В этих словах есть, конечно, доля кокетства, но в основном они искренни; Дельфина де Жирарден в самом деле выше ценила другие свои сочинения, написанные в жанрах куда более престижных: стихи, романы, трагедии и комедии[5]. История показала, что писательница заблуждалась: хотя ее имя занимает законное место в истории французского романтизма, а три маленьких романа были переизданы в 1977 г.[6], самой живой (и самой переиздаваемой) частью ее наследия оказались именно те тексты, которые она считала не полотнами, а «подмалевкой». С 1843 г. «Парижские письма» переиздавались еще много раз: в 1853, 1857, 1862–1863, 1866, 1868, 1986 и 2004 гг. и всякий раз находили не просто читателей, но и страстных поклонников.

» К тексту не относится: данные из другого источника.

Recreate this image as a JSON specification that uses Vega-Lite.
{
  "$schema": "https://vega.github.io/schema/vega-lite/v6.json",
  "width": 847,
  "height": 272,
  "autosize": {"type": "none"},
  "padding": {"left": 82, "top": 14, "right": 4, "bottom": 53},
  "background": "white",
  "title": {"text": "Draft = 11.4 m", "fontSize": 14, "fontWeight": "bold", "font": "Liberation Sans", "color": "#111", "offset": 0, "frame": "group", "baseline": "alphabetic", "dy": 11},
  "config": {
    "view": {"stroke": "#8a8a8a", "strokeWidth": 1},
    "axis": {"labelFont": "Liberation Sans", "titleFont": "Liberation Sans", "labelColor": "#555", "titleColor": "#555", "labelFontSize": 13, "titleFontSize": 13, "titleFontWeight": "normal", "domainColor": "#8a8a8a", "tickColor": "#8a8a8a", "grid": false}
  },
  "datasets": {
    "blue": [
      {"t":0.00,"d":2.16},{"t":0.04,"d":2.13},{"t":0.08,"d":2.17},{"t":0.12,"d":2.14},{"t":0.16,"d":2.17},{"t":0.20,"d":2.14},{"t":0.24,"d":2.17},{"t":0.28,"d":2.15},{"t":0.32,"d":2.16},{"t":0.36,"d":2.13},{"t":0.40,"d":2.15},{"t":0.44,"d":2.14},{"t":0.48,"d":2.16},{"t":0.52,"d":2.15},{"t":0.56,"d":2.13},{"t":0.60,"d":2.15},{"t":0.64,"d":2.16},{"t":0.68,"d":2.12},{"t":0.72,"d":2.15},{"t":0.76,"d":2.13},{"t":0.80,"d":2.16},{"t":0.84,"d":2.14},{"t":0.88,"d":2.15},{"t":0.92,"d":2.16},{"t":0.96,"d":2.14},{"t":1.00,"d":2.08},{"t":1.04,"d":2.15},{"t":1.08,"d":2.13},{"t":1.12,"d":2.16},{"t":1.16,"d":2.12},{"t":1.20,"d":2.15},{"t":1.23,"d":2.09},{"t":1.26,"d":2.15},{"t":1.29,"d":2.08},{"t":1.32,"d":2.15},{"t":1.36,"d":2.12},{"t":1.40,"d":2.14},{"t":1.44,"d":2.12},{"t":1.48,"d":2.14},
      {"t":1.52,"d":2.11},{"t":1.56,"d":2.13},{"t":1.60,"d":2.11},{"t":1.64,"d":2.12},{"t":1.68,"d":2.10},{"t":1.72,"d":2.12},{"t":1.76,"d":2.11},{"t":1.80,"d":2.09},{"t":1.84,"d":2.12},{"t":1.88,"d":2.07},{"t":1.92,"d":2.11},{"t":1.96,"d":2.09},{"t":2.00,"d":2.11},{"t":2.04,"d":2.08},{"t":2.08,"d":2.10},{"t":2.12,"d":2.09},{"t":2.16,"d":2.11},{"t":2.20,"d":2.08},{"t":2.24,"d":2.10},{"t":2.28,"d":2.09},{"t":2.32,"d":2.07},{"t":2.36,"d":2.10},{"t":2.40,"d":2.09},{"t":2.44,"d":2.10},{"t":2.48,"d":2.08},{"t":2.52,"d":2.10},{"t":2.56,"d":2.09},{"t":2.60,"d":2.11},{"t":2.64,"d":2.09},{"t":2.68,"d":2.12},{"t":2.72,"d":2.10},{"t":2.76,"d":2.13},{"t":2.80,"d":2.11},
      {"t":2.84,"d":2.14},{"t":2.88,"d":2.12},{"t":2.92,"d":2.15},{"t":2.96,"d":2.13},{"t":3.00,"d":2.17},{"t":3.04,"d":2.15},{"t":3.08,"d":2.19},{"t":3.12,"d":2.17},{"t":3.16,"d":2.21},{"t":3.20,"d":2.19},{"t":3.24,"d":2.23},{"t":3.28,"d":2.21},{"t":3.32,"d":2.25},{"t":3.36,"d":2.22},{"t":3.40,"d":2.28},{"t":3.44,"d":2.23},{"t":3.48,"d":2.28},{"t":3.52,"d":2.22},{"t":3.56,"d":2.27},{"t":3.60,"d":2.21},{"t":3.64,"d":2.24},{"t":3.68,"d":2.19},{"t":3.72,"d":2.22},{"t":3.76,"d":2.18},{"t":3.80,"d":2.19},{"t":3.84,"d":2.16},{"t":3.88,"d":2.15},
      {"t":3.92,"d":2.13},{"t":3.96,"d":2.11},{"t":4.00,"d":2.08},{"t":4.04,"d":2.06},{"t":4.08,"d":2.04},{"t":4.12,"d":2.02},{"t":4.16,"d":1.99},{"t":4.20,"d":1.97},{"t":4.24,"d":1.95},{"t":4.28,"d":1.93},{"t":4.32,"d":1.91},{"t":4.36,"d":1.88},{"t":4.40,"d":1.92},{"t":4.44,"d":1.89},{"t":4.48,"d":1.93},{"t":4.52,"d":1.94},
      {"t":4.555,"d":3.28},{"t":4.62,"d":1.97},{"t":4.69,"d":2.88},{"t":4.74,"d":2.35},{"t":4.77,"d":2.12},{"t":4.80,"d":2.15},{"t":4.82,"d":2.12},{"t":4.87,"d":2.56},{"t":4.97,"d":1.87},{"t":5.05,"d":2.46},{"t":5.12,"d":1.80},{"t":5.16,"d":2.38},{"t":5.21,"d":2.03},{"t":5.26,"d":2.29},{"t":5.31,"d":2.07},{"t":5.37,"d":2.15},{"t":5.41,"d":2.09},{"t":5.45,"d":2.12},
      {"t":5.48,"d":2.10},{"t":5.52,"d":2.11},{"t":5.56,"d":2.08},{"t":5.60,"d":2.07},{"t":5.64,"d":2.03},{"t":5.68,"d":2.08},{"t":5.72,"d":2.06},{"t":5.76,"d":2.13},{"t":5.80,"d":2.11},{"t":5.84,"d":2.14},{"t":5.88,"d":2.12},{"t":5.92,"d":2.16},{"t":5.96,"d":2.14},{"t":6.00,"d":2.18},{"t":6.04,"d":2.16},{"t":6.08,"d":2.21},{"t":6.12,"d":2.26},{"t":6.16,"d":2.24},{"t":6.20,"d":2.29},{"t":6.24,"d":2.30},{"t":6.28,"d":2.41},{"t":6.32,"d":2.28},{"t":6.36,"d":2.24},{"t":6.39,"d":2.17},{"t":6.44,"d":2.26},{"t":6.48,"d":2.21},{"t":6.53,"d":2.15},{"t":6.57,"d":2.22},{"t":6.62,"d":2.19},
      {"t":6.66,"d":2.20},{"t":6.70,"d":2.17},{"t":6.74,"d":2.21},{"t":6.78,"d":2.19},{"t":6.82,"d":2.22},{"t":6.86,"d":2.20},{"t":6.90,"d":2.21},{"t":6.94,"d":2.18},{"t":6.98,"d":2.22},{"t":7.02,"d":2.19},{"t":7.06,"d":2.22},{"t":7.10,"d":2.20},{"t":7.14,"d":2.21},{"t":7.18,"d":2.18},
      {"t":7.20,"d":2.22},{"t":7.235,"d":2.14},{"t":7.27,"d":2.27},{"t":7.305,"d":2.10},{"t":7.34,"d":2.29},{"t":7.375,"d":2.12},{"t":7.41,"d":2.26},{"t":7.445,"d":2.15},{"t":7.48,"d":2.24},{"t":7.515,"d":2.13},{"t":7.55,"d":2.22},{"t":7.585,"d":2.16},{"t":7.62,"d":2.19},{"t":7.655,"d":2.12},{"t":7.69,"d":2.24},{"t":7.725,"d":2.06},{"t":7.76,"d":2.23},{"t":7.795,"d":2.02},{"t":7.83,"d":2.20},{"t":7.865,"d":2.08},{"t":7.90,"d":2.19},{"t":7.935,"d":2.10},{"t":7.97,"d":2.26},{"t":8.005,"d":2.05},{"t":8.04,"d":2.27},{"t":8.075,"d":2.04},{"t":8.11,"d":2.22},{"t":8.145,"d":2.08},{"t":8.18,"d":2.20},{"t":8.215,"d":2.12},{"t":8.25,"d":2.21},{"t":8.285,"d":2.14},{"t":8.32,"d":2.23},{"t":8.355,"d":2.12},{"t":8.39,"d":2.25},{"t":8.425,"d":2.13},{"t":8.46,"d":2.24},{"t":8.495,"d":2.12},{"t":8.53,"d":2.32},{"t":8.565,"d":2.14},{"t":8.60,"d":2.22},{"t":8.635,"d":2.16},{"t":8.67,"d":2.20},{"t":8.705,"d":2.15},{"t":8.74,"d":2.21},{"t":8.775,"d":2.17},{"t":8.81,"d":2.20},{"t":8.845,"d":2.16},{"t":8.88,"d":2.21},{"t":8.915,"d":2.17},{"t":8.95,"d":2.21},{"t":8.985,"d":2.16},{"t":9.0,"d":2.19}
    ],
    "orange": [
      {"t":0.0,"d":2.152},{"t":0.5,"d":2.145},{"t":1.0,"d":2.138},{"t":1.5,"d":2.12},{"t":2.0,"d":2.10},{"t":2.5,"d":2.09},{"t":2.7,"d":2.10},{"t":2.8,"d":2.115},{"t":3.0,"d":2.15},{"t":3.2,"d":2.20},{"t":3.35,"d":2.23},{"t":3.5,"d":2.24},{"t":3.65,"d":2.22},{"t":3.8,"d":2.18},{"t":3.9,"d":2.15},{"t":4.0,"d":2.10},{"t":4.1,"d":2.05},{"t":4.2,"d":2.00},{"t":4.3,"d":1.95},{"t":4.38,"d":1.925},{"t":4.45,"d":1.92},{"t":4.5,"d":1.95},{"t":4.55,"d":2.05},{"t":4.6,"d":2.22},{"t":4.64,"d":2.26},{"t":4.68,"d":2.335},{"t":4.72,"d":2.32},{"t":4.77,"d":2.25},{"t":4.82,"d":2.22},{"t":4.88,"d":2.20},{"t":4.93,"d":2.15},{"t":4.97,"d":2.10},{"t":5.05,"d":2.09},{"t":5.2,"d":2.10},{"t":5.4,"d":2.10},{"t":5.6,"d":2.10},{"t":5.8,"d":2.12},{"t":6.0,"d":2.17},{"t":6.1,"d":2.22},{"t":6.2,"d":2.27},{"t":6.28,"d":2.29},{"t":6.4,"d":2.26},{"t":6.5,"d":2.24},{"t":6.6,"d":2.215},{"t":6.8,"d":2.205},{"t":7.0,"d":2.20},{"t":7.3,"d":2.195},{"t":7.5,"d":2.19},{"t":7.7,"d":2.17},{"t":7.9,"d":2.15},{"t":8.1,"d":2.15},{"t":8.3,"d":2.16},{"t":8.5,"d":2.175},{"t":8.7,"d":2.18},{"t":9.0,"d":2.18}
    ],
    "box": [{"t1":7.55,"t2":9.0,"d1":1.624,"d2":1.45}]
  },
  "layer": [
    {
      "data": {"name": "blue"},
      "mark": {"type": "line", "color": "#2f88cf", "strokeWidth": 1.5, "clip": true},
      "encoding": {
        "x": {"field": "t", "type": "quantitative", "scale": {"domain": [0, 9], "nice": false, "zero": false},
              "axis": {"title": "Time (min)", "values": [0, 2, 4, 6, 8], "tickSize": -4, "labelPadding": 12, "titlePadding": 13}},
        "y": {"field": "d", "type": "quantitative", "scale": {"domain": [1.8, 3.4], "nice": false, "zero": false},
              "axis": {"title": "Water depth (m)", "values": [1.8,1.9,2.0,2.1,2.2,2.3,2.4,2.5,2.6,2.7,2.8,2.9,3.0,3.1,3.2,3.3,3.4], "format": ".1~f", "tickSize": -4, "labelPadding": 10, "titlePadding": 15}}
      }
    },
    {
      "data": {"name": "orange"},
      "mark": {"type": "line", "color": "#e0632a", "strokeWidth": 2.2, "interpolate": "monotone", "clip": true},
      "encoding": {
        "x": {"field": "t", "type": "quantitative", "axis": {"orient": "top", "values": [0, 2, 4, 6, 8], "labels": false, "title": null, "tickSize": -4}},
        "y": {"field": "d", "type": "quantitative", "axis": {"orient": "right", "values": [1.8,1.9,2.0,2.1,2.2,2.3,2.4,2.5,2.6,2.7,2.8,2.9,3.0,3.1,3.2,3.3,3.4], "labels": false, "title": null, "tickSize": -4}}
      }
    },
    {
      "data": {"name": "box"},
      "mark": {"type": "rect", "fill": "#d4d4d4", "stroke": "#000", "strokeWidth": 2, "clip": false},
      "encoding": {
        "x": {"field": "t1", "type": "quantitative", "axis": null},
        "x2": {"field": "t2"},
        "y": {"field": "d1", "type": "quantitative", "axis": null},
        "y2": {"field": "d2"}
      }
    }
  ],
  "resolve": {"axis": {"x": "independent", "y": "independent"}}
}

Мнение этих последних выразительно сформулировал известный прозаик Жюль Барбе д’Оревийи, вообще большой брюзга и ненавистник литературных «синих чулков», то есть пишущих женщин. Поставив «Парижские письма» Дельфины де Жирарден вровень с письмами маркизы де Севинье, этой «фельетонистки века Людовика XIV»[7], Барбе охарактеризовал соотношение в очерках «виконта де Лоне» злободневного и вечного с помощью эффектного сравнения: порой в цветке розы прячут брильянт или жемчужину; цветок увянет, но драгоценность останется…[8]

Однако Дельфина де Жирарден пришла к сочинению парижской хроники не сразу; к тому моменту, когда в сентябре 1836 г. вышел первый очерк виконта де Лоне, у его сочинительницы уже была за плечами долгая и славная литературная карьера.